Every summer it seems like we get one legitimately great, out-of-the-box comedy hit that rises high above all the junk around it. In past years there was "The Hangover" or "Wedding Crashers." This year, it was "Bridesmaids." At the time of its release, the film was celebrated because it proved that audiences would support a female-driven comedy, which shouldn't have been a big deal but was. Now that it's one of the most successful films of 2011 and is out on DVD, is it OK to admit that the movie (as fun as it is) is actually ... a little overrated?
Directed by Paul Feig, "Bridesmaids" has such a simple, winning hook that it's somewhat amazing no one had bothered trying to do it before. Annie (Kristen Wiig, who also co-wrote the script) is a down-on-her-luck single gal whose best friend Lillian (an underused Maya Rudolph) is about to marry her rich, handsome, wonderful boyfriend. But Annie feels disconnected to Lillian and her new country-club life, especially when Lillian's upper-crust friend Helen (Rose Byrne) keeps insinuating herself into the maid-of-honor duties, which are supposed to be Annie's.
Currently the 10th biggest movie of the year -- making more than the "X-Men" prequel or "Super 8" -- "Bridesmaids" flipped the script on the now-familiar raunchy, R-rated bromance comedies where a bunch of dudes do lewd, crude things for the audience's amusement. With "Bridesmaids," it's the gals' turn, and while there's something liberating about the gender switch, well, weren't we all getting tired of this routine when the guys were doing it? "Bridesmaids" doesn't exactly elevate or improve on the formula: It just replaces male characters with female ones.

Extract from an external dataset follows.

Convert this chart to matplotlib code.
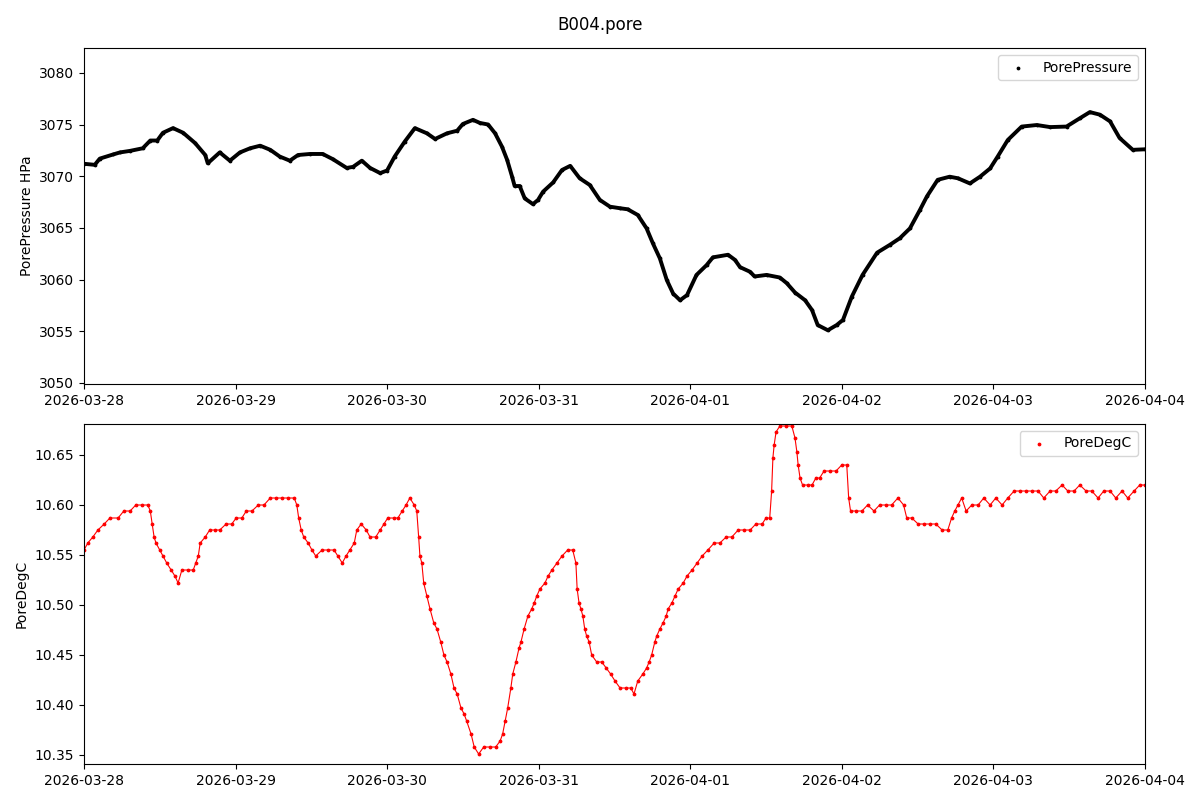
import numpy as np
import pandas as pd
import matplotlib
matplotlib.use("Agg")
import matplotlib.pyplot as plt
import matplotlib.dates as mdates

# readings of station B004, hours after 2026-03-28 00:00
start = pd.Timestamp("2026-03-28")

pres_hours = [0.0, 1.7, 2.5, 4.6, 5.7, 7.3, 9.3, 10.5, 11.6, 12.5, 14.1, 15.7, 17.6, 19.2, 19.6,
              21.5, 23.1, 24.7, 26.3, 27.9, 29.5, 31.0, 32.6, 33.9, 35.8, 37.8, 39.4, 41.6, 42.6,
              44.0, 45.3, 46.9, 48.0, 49.2, 50.8, 52.4, 54.3, 55.6, 57.5, 59.1, 60.0, 61.6, 62.7,
              64.0, 65.1, 66.2, 67.0, 67.8, 68.2, 69.0, 69.8, 71.1, 71.9, 72.7, 74.3, 75.7, 77.0,
              78.5, 80.1, 81.7, 83.3, 84.9, 86.1, 87.7, 89.1, 90.1, 91.2, 92.3, 93.3, 94.4, 95.5,
              97.0, 98.6, 99.6, 102.0, 103.1, 103.9, 105.5, 106.2, 108.1, 110.2, 111.3, 112.6,
              114.2, 115.3, 116.2, 117.8, 119.2, 120.2, 121.6, 123.3, 125.6, 127.6, 129.2, 130.8,
              132.4, 133.5, 135.2, 137.1, 138.4, 140.3, 141.9, 143.5, 144.7, 146.3, 148.5, 150.9,
              153.0, 155.6, 157.7, 159.3, 160.9, 162.5, 164.0, 166.1, 168.0]
pres_vals = [3071.2, 3071.1, 3071.7, 3072.1, 3072.3, 3072.45, 3072.7, 3073.45, 3073.45, 3074.2,
             3074.65, 3074.2, 3073.2, 3072.05, 3071.25, 3072.3, 3071.5, 3072.3, 3072.7, 3072.95,
             3072.55, 3071.9, 3071.5, 3072.05, 3072.15, 3072.15, 3071.65, 3070.8, 3070.9, 3071.5,
             3070.8, 3070.3, 3070.55, 3071.9, 3073.35, 3074.65, 3074.15, 3073.6, 3074.15, 3074.4,
             3075.05, 3075.45, 3075.15, 3075.0, 3074.15, 3072.85, 3071.6, 3069.95, 3069.05, 3069.05,
             3067.85, 3067.3, 3067.7, 3068.5, 3069.4, 3070.6, 3071.0, 3069.8, 3069.15, 3067.7,
             3067.05, 3066.9, 3066.8, 3066.25, 3064.95, 3063.5, 3062.05, 3059.95, 3058.65, 3058.0,
             3058.5, 3060.45, 3061.4, 3062.15, 3062.4, 3061.9, 3061.2, 3060.75, 3060.3, 3060.45,
             3060.2, 3059.65, 3058.75, 3058.0, 3057.05, 3055.6, 3055.1, 3055.6, 3056.1, 3058.35,
             3060.45, 3062.6, 3063.35, 3064.0, 3064.95, 3066.75, 3068.05, 3069.65, 3069.95, 3069.8,
             3069.3, 3069.95, 3070.75, 3071.9, 3073.5, 3074.8, 3074.95, 3074.75, 3074.8, 3075.6,
             3076.2, 3075.95, 3075.3, 3073.7, 3072.55, 3072.6]

temp_hours = [0.0, 0.6, 1.4, 2.2, 3.2, 4.1, 5.4, 6.3, 7.3, 8.2, 9.2, 10.1, 10.5, 10.8, 11.1, 11.4,
              12.0, 12.5, 13.1, 13.8, 14.4, 14.9, 15.5, 16.5, 17.3, 17.7, 18.1, 18.4, 19.2, 19.9,
              20.7, 21.5, 22.5, 23.4, 24.1, 25.0, 25.7, 26.6, 27.6, 28.5, 29.5, 30.4, 31.4, 32.3,
              33.3, 33.7, 34.0, 34.4, 34.8, 35.5, 36.1, 36.7, 37.7, 38.6, 39.6, 40.2, 40.9, 41.5,
              42.1, 42.8, 43.2, 43.9, 44.7, 45.3, 46.2, 46.9, 47.5, 48.1, 49.1, 49.7, 50.4, 51.0,
              51.6, 52.3, 52.7, 53.0, 53.2, 53.5, 53.8, 54.3, 54.8, 55.4, 55.9, 56.5, 57.0, 57.5,
              58.1, 58.6, 59.1, 59.7, 60.2, 60.6, 61.3, 61.8, 62.5, 63.3, 64.3, 65.2, 65.9, 66.3,
              66.7, 67.1, 67.6, 67.9, 68.4, 68.9, 69.2, 69.7, 70.3, 70.9, 71.3, 71.7, 72.2, 73.0,
              73.5, 74.1, 74.9, 75.7, 76.6, 77.4, 77.9, 78.1, 78.4, 78.7, 79.0, 79.3, 79.6, 80.0,
              80.4, 81.2, 82.0, 82.7, 83.4, 84.1, 84.9, 85.8, 86.6, 87.1, 87.7, 88.5, 89.1, 89.5,
              89.9, 90.4, 90.7, 91.2, 91.7, 92.2, 92.5, 93.1, 93.6, 94.1, 94.9, 95.5, 96.3, 97.1,
              97.9, 98.8, 99.8, 100.7, 101.7, 102.6, 103.6, 104.5, 105.5, 106.4, 107.4, 108.0,
              108.6, 108.9, 109.1, 109.3, 109.6, 110.2, 111.2, 112.1, 112.6, 112.9, 113.1, 113.4,
              113.8, 114.6, 115.3, 115.9, 116.5, 117.2, 118.1, 119.1, 120.0, 120.8, 121.1, 121.4,
              122.2, 123.2, 124.1, 125.1, 126.0, 127.0, 127.9, 128.9, 129.8, 130.3, 131.1, 132.1,
              133.0, 134.0, 134.9, 135.9, 136.8, 137.4, 137.9, 138.4, 139.0, 139.7, 140.6, 141.6,
              142.5, 143.5, 144.4, 145.4, 146.3, 147.3, 148.2, 149.2, 150.1, 151.1, 152.0, 153.0,
              153.9, 154.9, 155.8, 156.8, 157.7, 158.7, 159.6, 160.6, 161.5, 162.5, 163.4, 164.4,
              165.3, 166.3, 167.2, 168.0]
temp_vals = [10.555, 10.562, 10.568, 10.575, 10.581, 10.587, 10.587, 10.594, 10.594, 10.600, 10.600,
             10.600, 10.594, 10.581, 10.568, 10.562, 10.555, 10.549, 10.542, 10.535, 10.529, 10.522,
             10.535, 10.535, 10.535, 10.542, 10.549, 10.562, 10.568, 10.575, 10.575, 10.575, 10.581,
             10.581, 10.587, 10.587, 10.594, 10.594, 10.600, 10.600, 10.607, 10.607, 10.607, 10.607,
             10.607, 10.600, 10.587, 10.575, 10.568, 10.562, 10.555, 10.549, 10.555, 10.555, 10.555,
             10.549, 10.542, 10.549, 10.555, 10.562, 10.575, 10.581, 10.575, 10.568, 10.568, 10.575,
             10.581, 10.587, 10.587, 10.587, 10.594, 10.600, 10.607, 10.600, 10.594, 10.568, 10.549,
             10.542, 10.522, 10.509, 10.496, 10.482, 10.476, 10.463, 10.450, 10.443, 10.431, 10.417,
             10.411, 10.397, 10.391, 10.384, 10.371, 10.358, 10.351, 10.358, 10.358, 10.358, 10.364,
             10.371, 10.384, 10.397, 10.417, 10.431, 10.443, 10.457, 10.463, 10.476, 10.489, 10.496,
             10.502, 10.509, 10.516, 10.522, 10.529, 10.535, 10.542, 10.549, 10.555, 10.555, 10.542,
             10.516, 10.502, 10.496, 10.489, 10.476, 10.469, 10.463, 10.450, 10.443, 10.443, 10.437,
             10.431, 10.424, 10.417, 10.417, 10.417, 10.411, 10.424, 10.431, 10.437, 10.443, 10.450,
             10.463, 10.469, 10.476, 10.482, 10.489, 10.496, 10.502, 10.509, 10.516, 10.522, 10.529,
             10.535, 10.542, 10.549, 10.555, 10.562, 10.562, 10.568, 10.568, 10.575, 10.575, 10.575,
             10.581, 10.581, 10.587, 10.587, 10.614, 10.647, 10.660, 10.673, 10.679, 10.679, 10.679,
             10.667, 10.653, 10.640, 10.627, 10.620, 10.620, 10.620, 10.627, 10.627, 10.634, 10.634,
             10.634, 10.640, 10.640, 10.607, 10.594, 10.594, 10.594, 10.600, 10.594, 10.600, 10.600,
             10.600, 10.607, 10.600, 10.587, 10.587, 10.581, 10.581, 10.581, 10.581, 10.575, 10.575,
             10.587, 10.594, 10.600, 10.607, 10.594, 10.600, 10.600, 10.607, 10.600, 10.607, 10.600,
             10.607, 10.614, 10.614, 10.614, 10.614, 10.614, 10.607, 10.614, 10.614, 10.620, 10.614,
             10.614, 10.620, 10.614, 10.614, 10.607, 10.614, 10.614, 10.607, 10.614, 10.607, 10.614,
             10.620, 10.620]

pres_t = start + pd.to_timedelta(pres_hours, unit="h")
temp_t = start + pd.to_timedelta(temp_hours, unit="h")

fig = plt.figure(figsize=(12, 8), dpi=100)
fig.suptitle("B004.pore", y=0.98, fontsize=12)
ax1 = fig.add_axes([0.07, 0.52, 0.884, 0.42])
ax2 = fig.add_axes([0.07, 0.045, 0.884, 0.425])

# dense logger samples look like a thick line at this scale
ax1.plot(pres_t, pres_vals, color="black", lw=2.8)
ax1.scatter(pres_t, pres_vals, s=3, c="black", label="PorePressure")
ax1.set_ylim(3049.9, 3082.4)
ax1.set_ylabel("PorePressure HPa")
ax1.legend(loc="upper right")

ax2.plot(temp_t, temp_vals, color="red", lw=0.8)
ax2.scatter(temp_t, temp_vals, s=3, c="red", label="PoreDegC")
ax2.set_ylim(10.341, 10.681)
ax2.set_ylabel("PoreDegC")
ax2.legend(loc="upper right")

for ax in (ax1, ax2):
    ax.set_xlim(start, start + pd.Timedelta(days=7))
    ax.xaxis.set_major_locator(mdates.DayLocator())
    ax.xaxis.set_major_formatter(mdates.DateFormatter("%Y-%m-%d"))

fig.savefig("out.png")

With its sweet, goofy romance -- Chris O'Dowd is great as Annie's love interest -- and its vague attempts at dramatizing how marriage can drive a wedge between longtime friends, "Bridesmaids" is several notches smarter than most studio comedies. (And considering how painfully unfunny a lot of the later summer movies were -- "The Change-Up," "Bad Teacher" -- "Bridesmaids" deserves an Oscar much less than it does a MacArthur Genius Award.) But as much as people were surprised that a comedy starring women could be a hit, I couldn't help but wish "Bridesmaids" was a little more than just a female-driven "Wedding Crashers." Rather than being some sort of comedy landmark, "Bridesmaids" seems like the first step toward some real gender equality for studio laffers. In other words, I think "Bridesmaids" is good, but my hunch is that this movie's real achievement will be how it opens the door for a truly brilliant female comedy.